LOS ANGELES (AP) The Los Angeles Clippers weren't ready to celebrate after they set a record for the longest winning streak in the annals of a franchise that has a long and agonizing history of futility.

Chris Paul and company have bigger things in mind after breaking a 38-year-old club mark with their 12th consecutive victory, 97-85 over the Sacramento Kings on Friday night.

``I think the guys are learning and understanding what it takes to play at a high level consistently,'' coach Vinny Del Negro said. ``It's a good thing to have a target on your back, but that also brings a responsibility to play at a high level as often as possible.''

The previous franchise record was set by the Buffalo Braves during the 1974-75 season, when Del Negro was 8. The head coach back then was Jack Ramsay, whose formidable roster included Bob McAdoo, Garfield Heard, Randy Smith, Jim McMillian, Jack Marin and Bob Weiss.

That team won 49 games - still a record for a beleaguered organization that has called three cities home, wasted first-round draft picks on Benoit Benjamin, Terry Dehere, Michael Olowokandi and Darius Miles, and was labeled ``the worst franchise in sports history'' by Sports Illustrated in an April 17, 2000, cover story.

Paul had 24 points and 13 assists, and Blake Griffin added 21 points and 13 rebounds in the record-setting victory for the Clippers, who have had 20 double-digit losing streaks since their 11-game winning streak in Buffalo - including a dozen of 12 or more. They lost their first 16 in 1994-95, their first 17 of the lockout-shortened 1988-89 season, and the final 14 in 1986-87. The club record for consecutive defeats is 19, set in 1981-82 and equaled in 1988-89.

After the win Paul was thinking about Ron Harper, Corey Maggette and other former players who endured all that losing.

``Most of those guys have been here through tougher times,'' Paul said. ``I know Ron Harper really well. He's a good friend of mine, and he's excited for us. We just played against Corey Maggette, and he was excited to see how it is now. So it's been exciting for me in the short amount of time I've been here, especially knowing some of the people who have been with the team for 25 or 30 years and the season-ticket holders. But we can't be satisfied. We've got to keep it going.''

The Clippers' turnaround got started thanks to the arrival of Griffin, the blockbuster trade that brought Paul from the New Orleans Hornets last December, and a bench that is among the deepest in the NBA. The Clippers, who have the league's longest active winning streak, own the NBA's second-best record at 20-6 and trail Oklahoma City by just one game.

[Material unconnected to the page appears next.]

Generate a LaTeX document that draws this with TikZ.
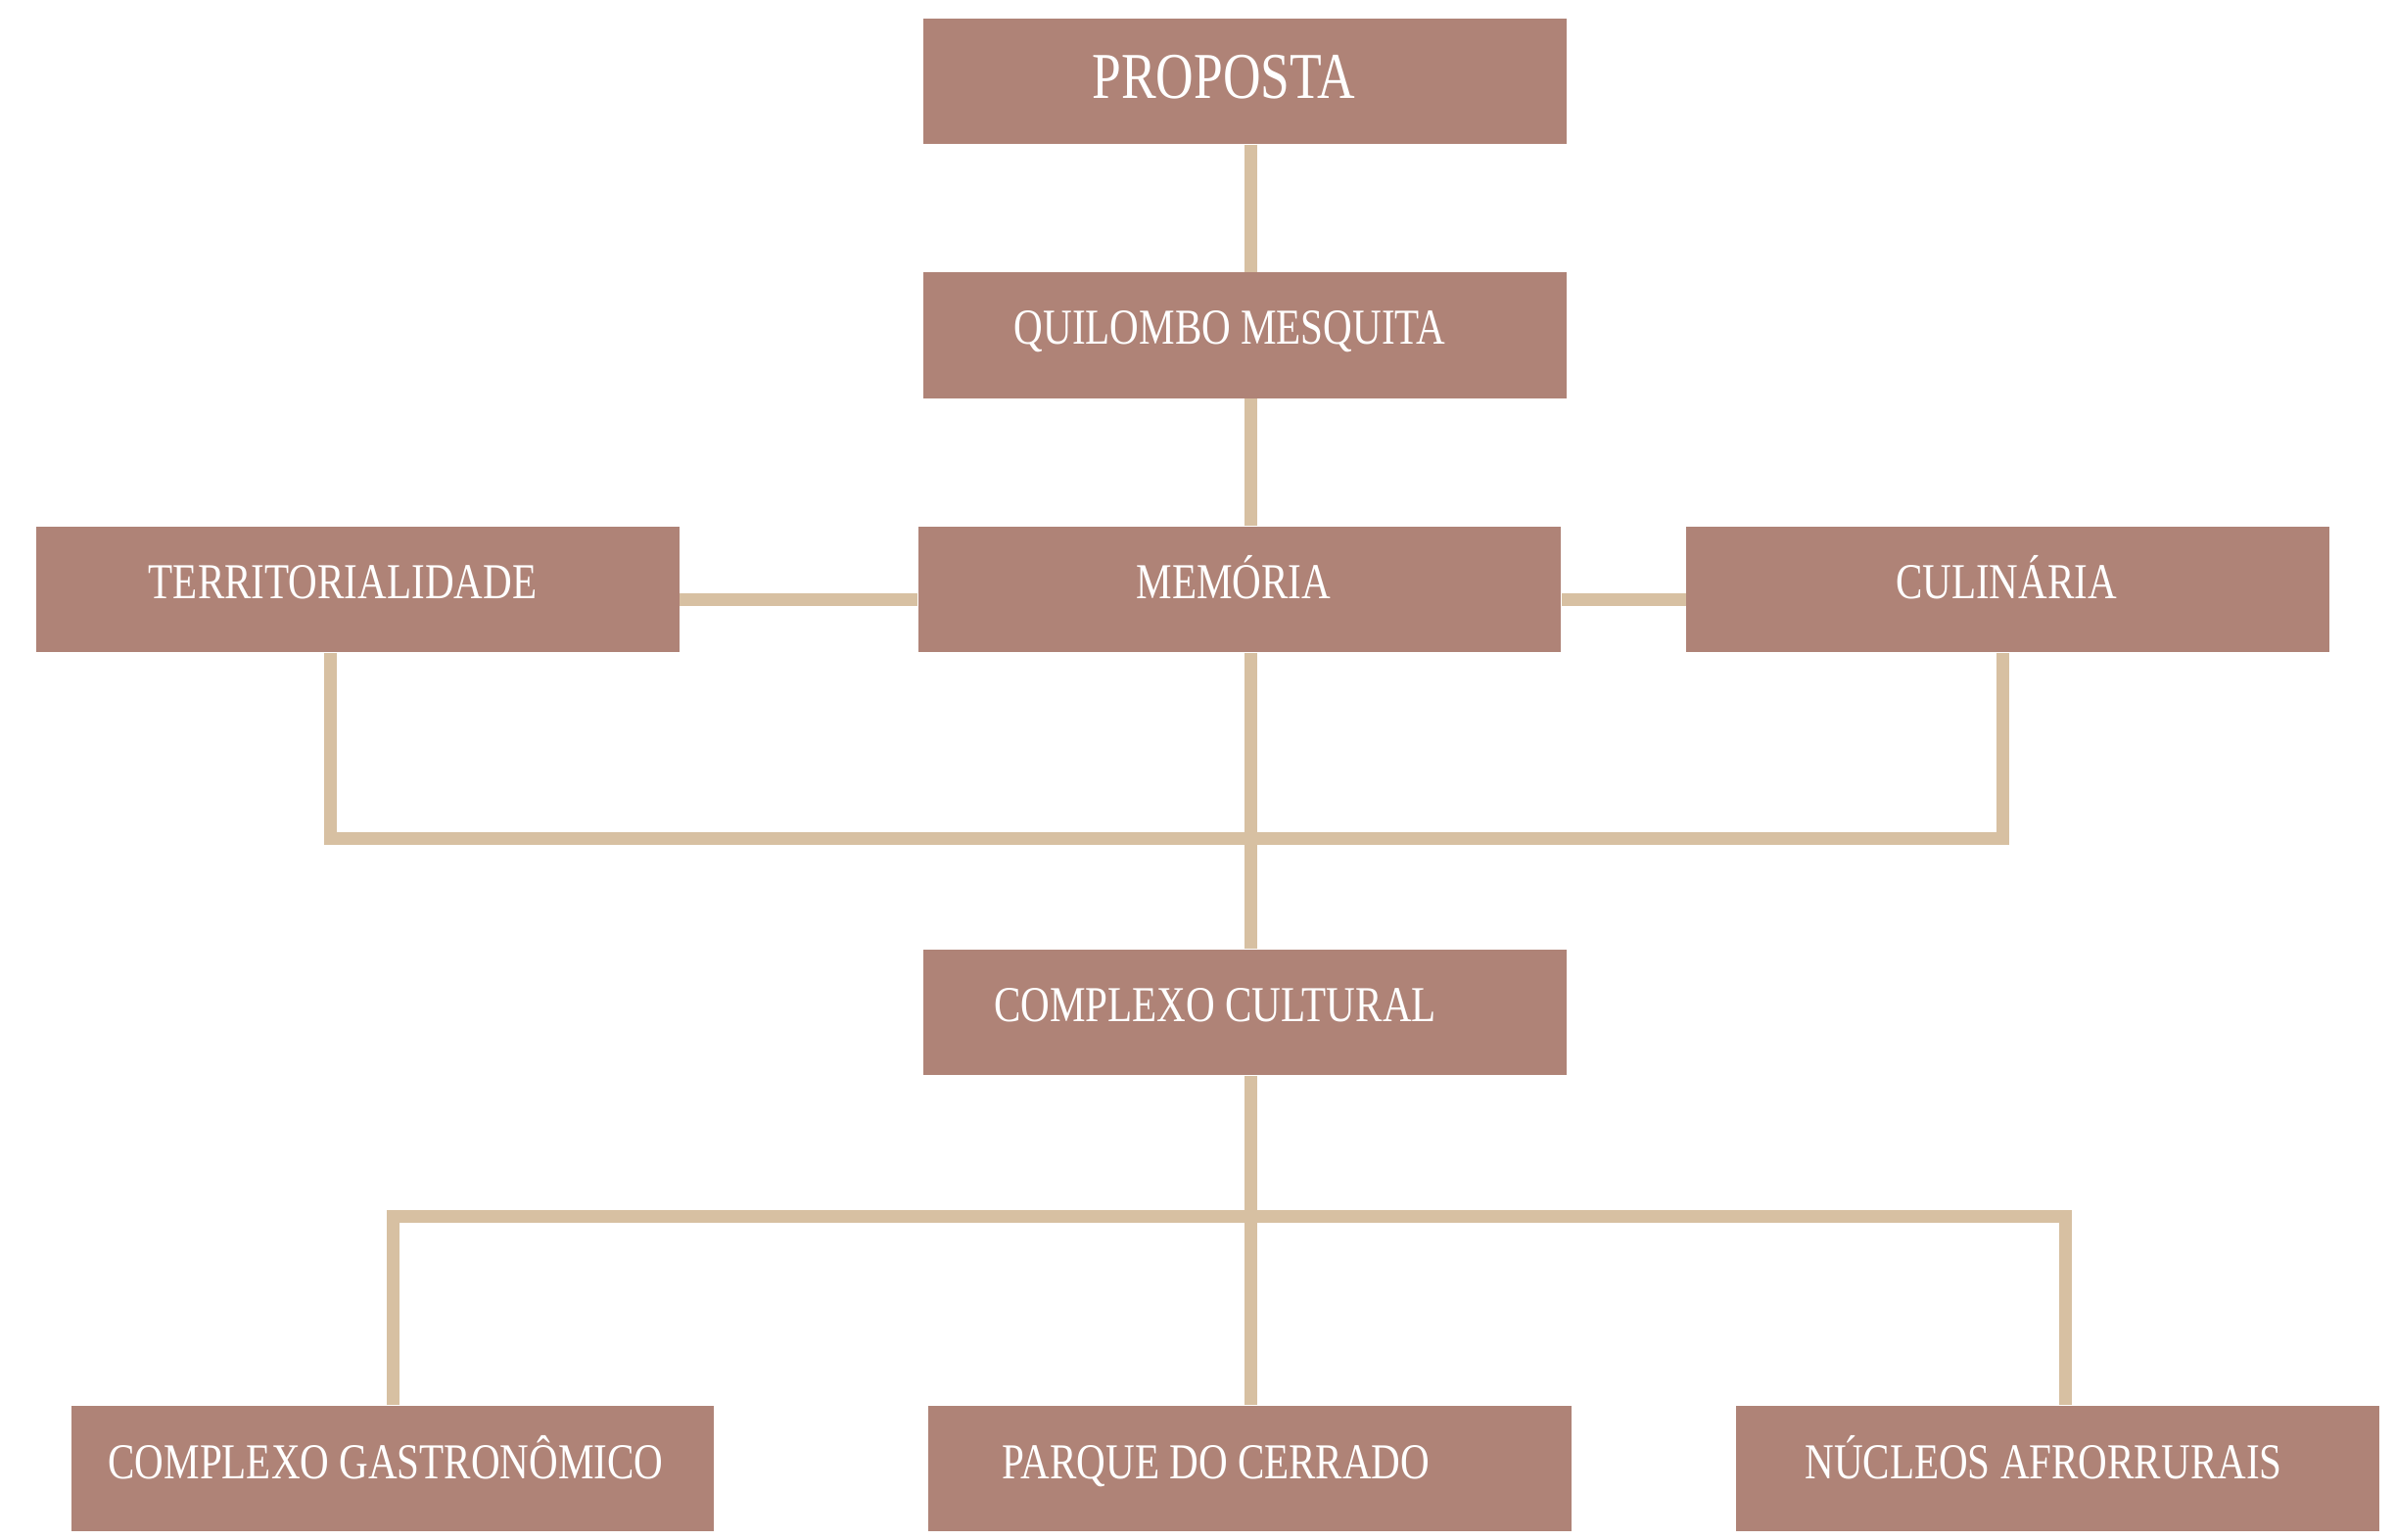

``You have to have players. You have to have talent. You have to have guys believing in what you're doing, and finding ways to win and being consistent,'' Del Negro said.

This is the earliest the Clippers' franchise has ever reached the 20-win mark, and only the sixth time they did it with a winning record - including a 20-11 start last season. The previous club record in that department also was set in 1974-75, when the Braves started out 20-8. Just four seasons ago the Clips finished 19-63 under Mike Dunleavy.

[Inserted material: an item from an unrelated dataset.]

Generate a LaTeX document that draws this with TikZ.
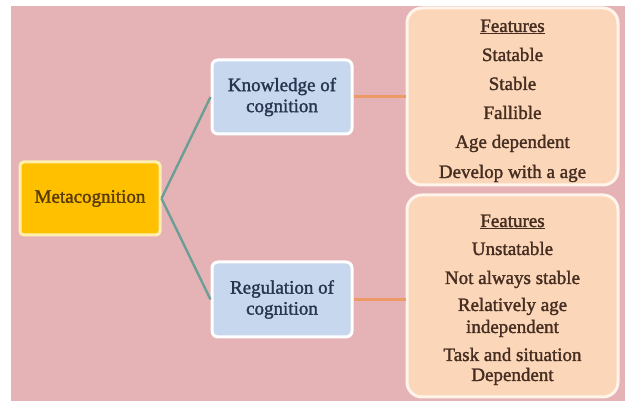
\documentclass[tikz,border=0pt]{standalone}
\usepackage{fontspec}
\setmainfont{Liberation Serif}
\newfontfamily\labelfont[FakeBold=1.6]{Liberation Serif}
\definecolor{pagepink}{HTML}{E5B3B5}
\definecolor{rootfill}{HTML}{FFC000}
\definecolor{rootedge}{HTML}{FFF0B0}
\definecolor{roottext}{HTML}{573A06}
\definecolor{bluefill}{HTML}{C7D8EE}
\definecolor{bluetext}{HTML}{28354F}
\definecolor{peachfill}{HTML}{FCD6B8}
\definecolor{peachedge}{HTML}{FFF4EA}
\definecolor{peachtext}{HTML}{452E21}
\definecolor{tealline}{HTML}{6C9E95}
\definecolor{orangeline}{HTML}{EE9A66}
\begin{document}
\begin{tikzpicture}[x=1pt,y=-1pt,
  every node/.style={font=\labelfont\fontsize{19}{21}\selectfont},
  rootbox/.style={draw=rootedge,line width=3pt,fill=rootfill,rounded corners=4pt,
    minimum width=140pt,minimum height=73pt,text=roottext,align=center,inner sep=0pt},
  topicbox/.style={draw=white,line width=3pt,fill=bluefill,rounded corners=6pt,
    minimum width=140pt,minimum height=74pt,text=bluetext,align=center,inner sep=0pt},
  featbox/.style={draw=peachedge,line width=3pt,fill=peachfill,rounded corners=15pt,
    minimum width=211pt,inner sep=0pt},
  featline/.style={anchor=base,text=peachtext,inner sep=0pt},
  branch/.style={draw=tealline,line width=2.4pt},
  link/.style={draw=orangeline,line width=3pt}]
\useasboundingbox (0,0) rectangle (625,401);
% page background
\fill[pagepink] (11,6) rectangle (625,401);

% boxes
\node[rootbox] (meta) at (90,198.5) {Metacognition};
\node[topicbox] (know) at (282,97) {Knowledge of\\cognition};
\node[topicbox,minimum height=75pt] (regu) at (282,299.5) {Regulation of\\cognition};
\node[featbox,minimum height=177pt] (featA) at (512.5,96.5) {};
\node[featbox,minimum height=202pt] (featB) at (512.5,296) {};

% connectors
\draw[branch] (meta.east) -- (know.west);
\draw[branch] (meta.east) -- (regu.west);
\draw[link] (know.east) -- (know.east -| featA.west);
\draw[link] (regu.east) -- (regu.east -| featB.west);

% feature lists
\node[featline] (a0) at (512.5,32) {\underline{Features}};
\node[featline] (a1) at (512.5,61) {Statable};
\node[featline] (a2) at (512.5,90) {Stable};
\node[featline] (a3) at (512.5,119) {Fallible};
\node[featline] (a4) at (512.5,148) {Age dependent};
\node[featline] (a5) at (512.5,178) {Develop with a age};

\node[featline] (b0) at (512.5,227) {\underline{Features}};
\node[featline] (b1) at (512.5,255) {Unstatable};
\node[featline] (b2) at (512.5,284) {Not always stable};
\node[featline] (b3) at (512.5,311) {Relatively age};
\node[featline] (b4) at (512.5,333) {independent};
\node[featline] (b5) at (512.5,361) {Task and situation};
\node[featline] (b6) at (512.5,381) {Dependent};
\end{tikzpicture}
\end{document}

``I remember the year I got drafted. The season before that they had only 19 wins. So what we've accomplished so far is great,'' Griffin said. ``But the best thing about it for me is being a part of something that's much bigger than Chris or I. It takes everybody from top to bottom - the GM, the coaching staff, the players, everybody. And from Day 1 since I've been here, everybody's been serious about changing.''

Los Angeles beat Sacramento for the fifth straight time - including all three meetings last season. The Clippers haven't lost to anyone since Nov. 26 at Staples Center, when New Orleans beat them 105-98 and held Griffin to four points and one field goal - both career lows.

Reserve guard Jimmer Fredette had 16 points for Sacramento, which is 1-11 on the road. DeMarcus Cousins was benched for the entire second half by coach Keith Smart, who ordered him to remain in the locker room after he scored nine points in 20 minutes.

Neither went into detail.

``I won't share that right now, but it's just a conduct issue,'' Smart said. ``We're trying to set a standard here, and when guys move below that standard, things are going to take place. We'll just move on to the next game and I'll make some decisions from there.''

Cousins was contrite after the game.

``What happens in the locker room stays in the locker room. But I was wrong. I was wrong,'' Cousins said. ``I'm a player that definitely wants to win every night, and I'm an emotional player. That's never going to change. But I shouldn't have responded back. Something was said, and I just should have stayed quiet. Is it a humbling thing? Yeah, I will say that. I mean, I messed up and I apologize to my teammates for responding the way I did and I'll move on from it.''

The Kings, who had their highest-scoring game of the season Wednesday night in a 131-127 home win against Golden State, have dropped six of seven. Tyreke Evans missed his third straight game and eighth in the last 12 because of a sore left knee. He also was sidelined for the Kings' 116-81 loss at Los Angeles on Dec. 1, when the Clippers posted their largest margin of victory since the franchise left Buffalo.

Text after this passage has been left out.